Luna Miguel oscila entre la confesión, la provocación y la reflexión para crear un artefacto singular que hace honor a su título
El escenario es una plataforma austera iluminada tan solo por un foco. En el centro del mismo hay una cama, único decorado, que nos indica que esta es una historia de alcoba. Esto no quiere decir que sea una historia privada. Por el contrario, se trata de un relato que desgrana las intimidades de una mujer llamada Ternura para apuntar con ellas hacia todo lo que hay de político en nosotros. En nosotras.
No estamos ante un monólogo actoral, ante una actuación metódica. Ternura sale al escenario a leernos cuatro cartas cuyo destinatario o destinataria desconocemos. En ellas nos habla de palabras de seguridad (que los usuarios del BDSM pronuncian para decir “basta”), de deseo, de humillación, de abuso, de amor, de la Numancia de Cervantes (obra que supuestamente está glosando) y sobre todo de sí misma, entre otros temas.
A medida que la obra avanza coloca en círculo adoquines de granito alrededor de la cama y de sí. ¿Qué pretende? ¿Tal vez construir físicamente la fortaleza que le niegan las palabras? ¿O quizá simplemente ocupar nuestra mirada mientras lee? A su vez, mientras recita la segunda de las cartas, titulada, oportunamente, “Ternura”, cae un ramo de flores (Gypsophila paniculata, por lo visto) cada vez que pronuncia esta palabra. Su olor llega hasta nosotras y nos interpela de formas en que la vista y el oído no pueden. El olfato es un sentido inapelable, sincero en demasía, que nos revela la imposibilidad de Ternura para esconderse en lo que dice. O quizá simplemente le gusten las flores.

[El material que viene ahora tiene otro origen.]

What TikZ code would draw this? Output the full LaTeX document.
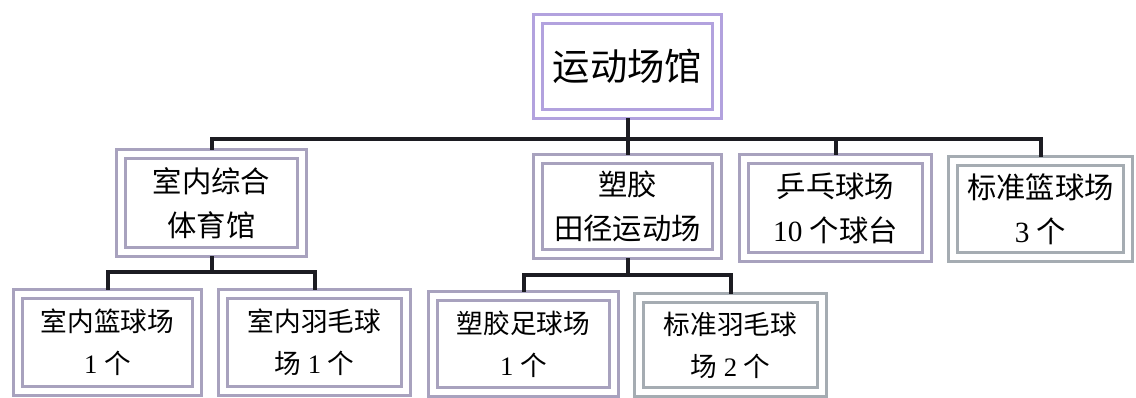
\documentclass[tikz,border=0pt]{standalone}
\usepackage{fontspec}
\setmainfont{Liberation Serif}
\newfontfamily\cjk{Noto Sans CJK SC}
\definecolor{boxc}{RGB}{168,162,190}
\definecolor{boxtop}{RGB}{178,162,222}
\definecolor{boxg}{RGB}{165,172,178}
\definecolor{linec}{RGB}{28,28,34}
\tikzset{
  box/.style={draw=boxc, line width=2.4pt, double=white, double distance=4.5pt,
    rectangle, inner sep=0pt, outer sep=4.5pt, align=center, fill=white},
  midfont/.style={font=\fontsize{22}{33}\selectfont},
  lowfont/.style={font=\fontsize{20}{31.5}\selectfont},
  conn/.style={draw=linec, line width=3pt, line cap=rect}
}
\begin{document}
\begin{tikzpicture}[x=0.75pt,y=-0.75pt]
\useasboundingbox (0,0) rectangle (1136,398);
% nodes
\node[box, draw=boxtop, minimum width=134.25pt, minimum height=71.25pt,
      font=\fontsize{28}{30}\selectfont] (top) at (627.5,66.5) {\cjk 运动场馆};
\node[box, midfont, minimum width=135.75pt, minimum height=73.5pt] (A) at (211.5,203)
  {\cjk 室内综合\\\cjk 体育馆};
\node[box, midfont, minimum width=134.25pt, minimum height=71.25pt] (B) at (627.5,206.5)
  {\cjk 塑胶\\\cjk 田径运动场};
\node[box, midfont, minimum width=137.25pt, minimum height=73.5pt] (C) at (835.5,208)
  {\cjk 乒乓球场\\10 {\cjk 个球台}};
\node[box, draw=boxg, midfont, minimum width=131.25pt, minimum height=72pt] (D) at (1040.5,209)
  {\cjk 标准篮球场\\3 {\cjk 个}};
\node[box, lowfont, minimum width=134.25pt, minimum height=72.75pt] (E) at (107.5,342.5)
  {\cjk 室内篮球场\\1 {\cjk 个}};
\node[box, lowfont, minimum width=137.25pt, minimum height=72.75pt] (F) at (314.5,342.5)
  {\cjk 室内羽毛球\\{\cjk 场} 1 {\cjk 个}};
\node[box, lowfont, minimum width=135.75pt, minimum height=72pt] (G) at (523.5,344)
  {\cjk 塑胶足球场\\1 {\cjk 个}};
\node[box, draw=boxg, lowfont, minimum width=137.25pt, minimum height=70.5pt] (H) at (730.5,345)
  {\cjk 标准羽毛球\\{\cjk 场} 2 {\cjk 个}};
% connectors
\draw[conn] (top.south) -- (B.north);
\draw[conn] (A.north) -- (A.north |- 0,139) -- (D.north |- 0,139) -- (D.north);
\draw[conn] (C.north |- 0,139) -- (C.north);
\draw[conn] (A.south) -- (A.south |- 0,272);
\draw[conn] (E.north) -- (E.north |- 0,272) -- (F.north |- 0,272) -- (F.north);
\draw[conn] (B.south) -- (B.south |- 0,275);
\draw[conn] (G.north) -- (G.north |- 0,275) -- (H.north |- 0,275) -- (H.north);
\end{tikzpicture}
\end{document}
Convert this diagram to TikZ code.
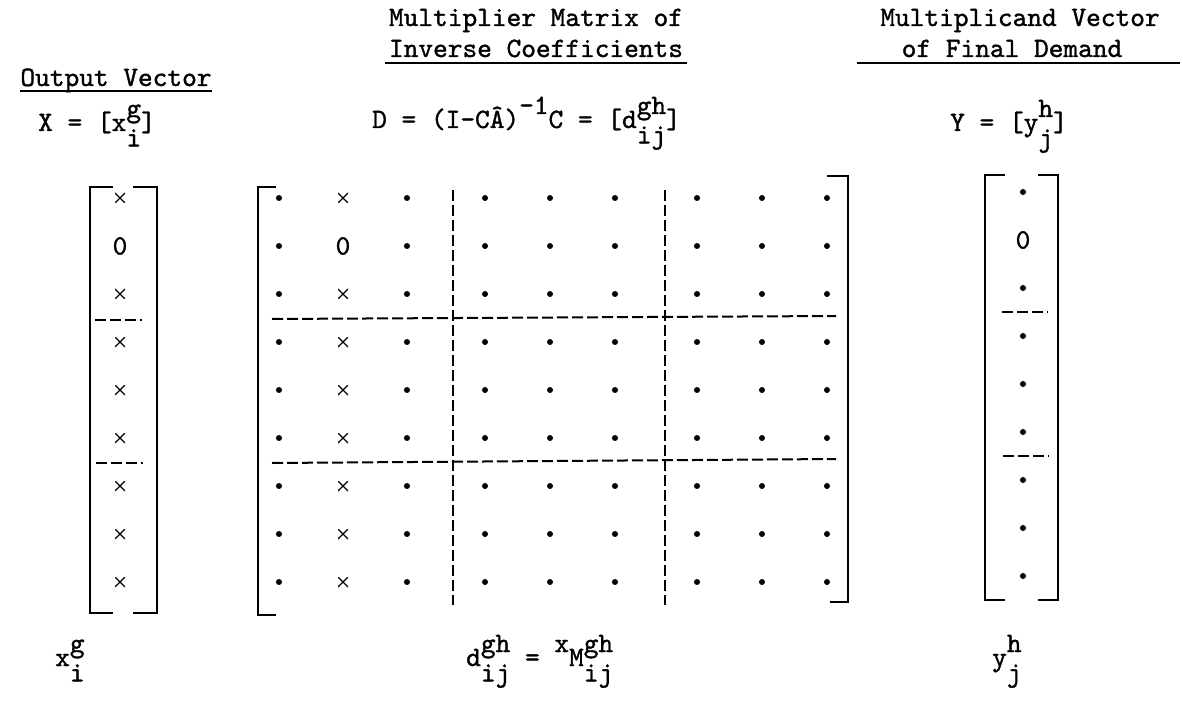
\documentclass[tikz,border=0pt]{standalone}
\usepackage{fontspec}
\newfontfamily\tw{lmmono10-regular.otf}[FakeBold=1.2]
\newcommand{\supsub}[2]{\rlap{\raisebox{0.5em}{#1}}\raisebox{-0.55em}{#2}}
\newcommand{\upx}[1]{\raisebox{0.5em}{#1}}
\begin{document}
\begin{tikzpicture}[x=1pt,y=-1pt,
  lbl/.style={inner sep=0pt, font=\tw\fontsize{28}{32}\selectfont},
  dotent/.style={circle, fill=black, inner sep=0pt, minimum size=6pt},
  crossent/.style={inner sep=0pt, minimum size=10pt,
    path picture={\draw[line width=1.4pt]
      (path picture bounding box.north west) -- (path picture bounding box.south east)
      (path picture bounding box.south west) -- (path picture bounding box.north east);}},
  zeroent/.style={inner sep=0pt, font=\tw\fontsize{28}{32}\selectfont},
  brk/.style={line width=1.6pt},
  dsh/.style={line width=2pt, dash pattern=on 11pt off 4pt},
  uline/.style={line width=1.4pt}]
\useasboundingbox (0,0) rectangle (1183,719);

% ---- titles
\node[lbl, anchor=base] (ov) at (116,86) {Output Vector};
\draw[uline] ([yshift=-5pt]ov.base west) -- ([yshift=-5pt]ov.base east);

\node[lbl, anchor=base] (mm1) at (536,26) {Multiplier Matrix of};
\node[lbl, anchor=base] (mm2) at (536,57) {Inverse Coefficients};
\draw[uline] ([yshift=-6pt,xshift=-4pt]mm2.base west) -- ([yshift=-6pt,xshift=4pt]mm2.base east);

\node[lbl, anchor=base] (mv1) at (1020,26) {Multiplicand Vector};
\node[lbl, anchor=base] (mv2) at (1012,57) {of Final Demand};
\coordinate (mvL) at (857,63);
\coordinate (mvR) at (1180,63);
\draw[uline] (mvL) -- (mvR);

% ---- equations
\node[lbl, anchor=base west] (xe) at (38,131) {X = [x\supsub{g}{i}]};
\node[lbl, anchor=base west] (de) at (372,128) {D = (I-CÂ)\upx{-1}C = [d\supsub{gh}{ij}]};
\node[lbl, anchor=base west] (ye) at (950,131) {Y = [y\supsub{h}{j}]};

% ---- output vector
\draw[brk] (113,187) -- (90,187) -- (90,613) -- (113,613);
\draw[brk] (133,187) -- (157,187) -- (157,613) -- (133,613);
\foreach \r/\y in {1/198,3/294,4/342,5/390,6/438,7/486,8/534,9/582}
  \node[crossent] (xv-\r) at (120,\y) {};
\node[zeroent] (xv-2) at (120,246) {0};
\draw[dsh] (95,320) -- (142,320);
\draw[dsh] (96,463) -- (143,463);

% ---- multiplier matrix
\draw[brk] (276,187) -- (258,187) -- (258,615) -- (276,615);
\draw[brk] (827,176) -- (848,176) -- (848,602) -- (830,602);
\foreach \r/\y in {1/198,2/246,3/294,4/342,5/390,6/438,7/486,8/534,9/582}
  \foreach \c/\x in {1/279,3/407,4/485,5/550,6/615,7/697,8/762,9/827}
    \node[dotent] (m-\r-\c) at (\x,\y) {};
\foreach \r/\y in {1/198,3/294,4/342,5/390,6/438,7/486,8/534,9/582}
  \node[crossent] (m-\r-2) at (343,\y) {};
\node[zeroent] (m-2-2) at (343,246) {0};
\draw[dsh] (453,190) -- (453,605);
\draw[dsh] (665,190) -- (665,605);
\draw[dsh] (272,319) -- (836,316);
\draw[dsh] (272,463) -- (836,459);

% ---- final demand vector
\draw[brk] (1005,175) -- (985,175) -- (985,600) -- (1005,600);
\draw[brk] (1038,175) -- (1058,175) -- (1058,600) -- (1038,600);
\foreach \r/\y in {1/192,3/288,4/336,5/384,6/432,7/480,8/528,9/576}
  \node[dotent] (yv-\r) at (1023,\y) {};
\node[zeroent] (yv-2) at (1023,240) {0};
\draw[dsh] (1002,312) -- (1048,312);
\draw[dsh] (1003,456) -- (1049,456);

% ---- bottom labels
\node[lbl, anchor=base west] (xl) at (55,666) {x\supsub{g}{i}};
\node[lbl, anchor=base west] (dl) at (466,666) {d\supsub{gh}{ij} = \upx{x}M\supsub{gh}{ij}};
\node[lbl, anchor=base west] (yl) at (992,666) {y\supsub{h}{j}};
\end{tikzpicture}
\end{document}
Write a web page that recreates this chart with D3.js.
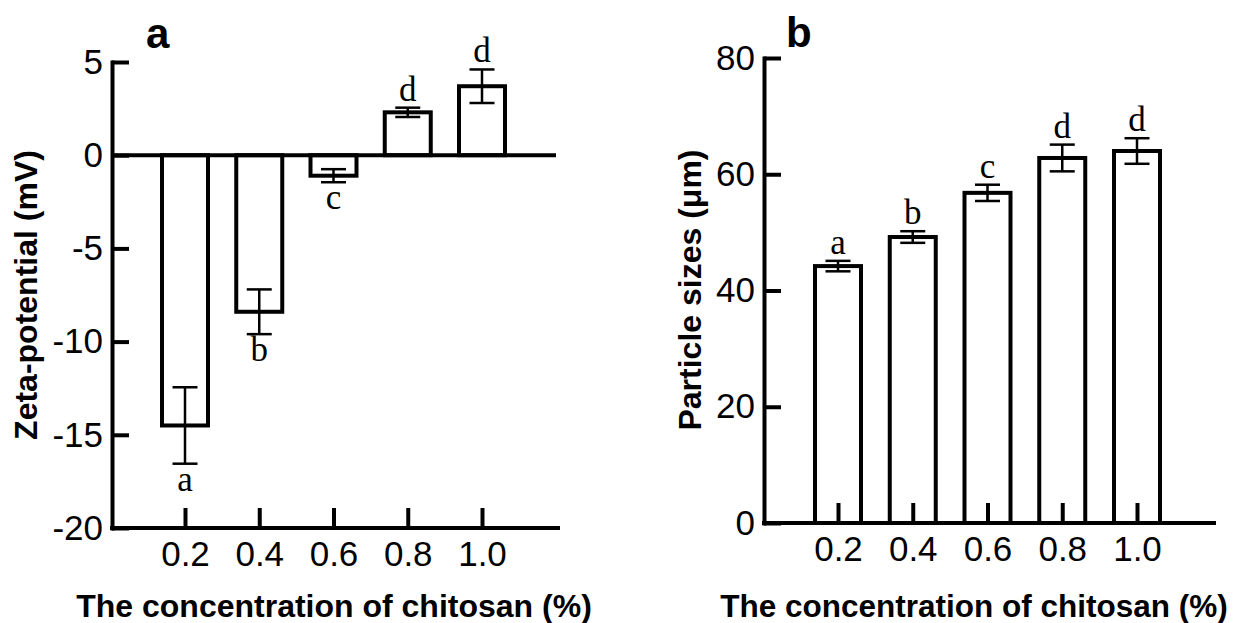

¿Y de qué va esta obra? Del intento por construir una fortaleza de lenguaje (o tal vez una jaula) entre la carne violentada y la violencia. Pero el intento es deliberadamente estéril. “siempre encontré gozoso el gesto de relatar la humillación propia”. Hay un vínculo ineludible entre el terror y la belleza en todas las palabras de Luna Miguel/Ternura. También entre el acto de la escritura y la promesa de seguridad. “Ternura: yo al escribir solo quiero esconderme”. Pero es una búsqueda imposible. “Ternura: si escribo esto es porque sé que nunca estaré a salvo”. Las palabras nunca ofrecen consuelo ni tierra firme bajo los pies. Tampoco ofrecen verdad. “Ternura: no soporto la escritura honesta”. ¿Qué son entonces? Luna Miguel/Ternura nos lo revela: gestos. Al igual que el amor, el desnudo, el perdón o la violencia.
Terror y belleza, violencia y escritura, van de la mano. Las fronteras entre el consentimiento y el abuso, entre el placer respetuoso y la desmesura, son borrosas. “Si todo está consentido, ¿tiene sentido jugar?”. Con sus preguntas, insultantemente provocadoras, la poeta nos interpela, nos incomoda, nos obliga a pensar en unos límites siempre demasiado poco claros. Es en ese margen donde ella se mueve. Por eso, en una frase sintetizadora, nos dice: “Mi seguridad es la posibilidad de la narración de este amor monstruoso”. Es la frustración del intento de guarecerse tras las palabras lo que le dará finalmente seguridad. Y es eso mismo lo que nos ha dado esta obra. De ahí que la obra finalice asegurado: “¿Mi palabra de seguridad? Tenerla sería una derrota”.
Gloria Fuertes confiesa al comienzo de su poemario Historia de Gloria: “Esto no es un libro, es una mujer”. Otro tanto podría decirse de Ternura y derrota. Y, sin embargo, nos quedaríamos cortos con esta caracterización. Esta obra es ante todo un experimento, si por tal nos atenemos a la definición de John Cage (Juan Jaula, ¿no es irónico?), para quien lo experimental no es algo “que luego será juzgado en términos de éxito o fracaso, sino simplemente un acto cuyo resultado es desconocido”. Ternura y derrota es, en conclusión, un experimento corporal, literario, personal y político que no puede sino dejarnos con más dudas al salir que cuando entramos. Lo contrario sería un fracaso. Una derrota.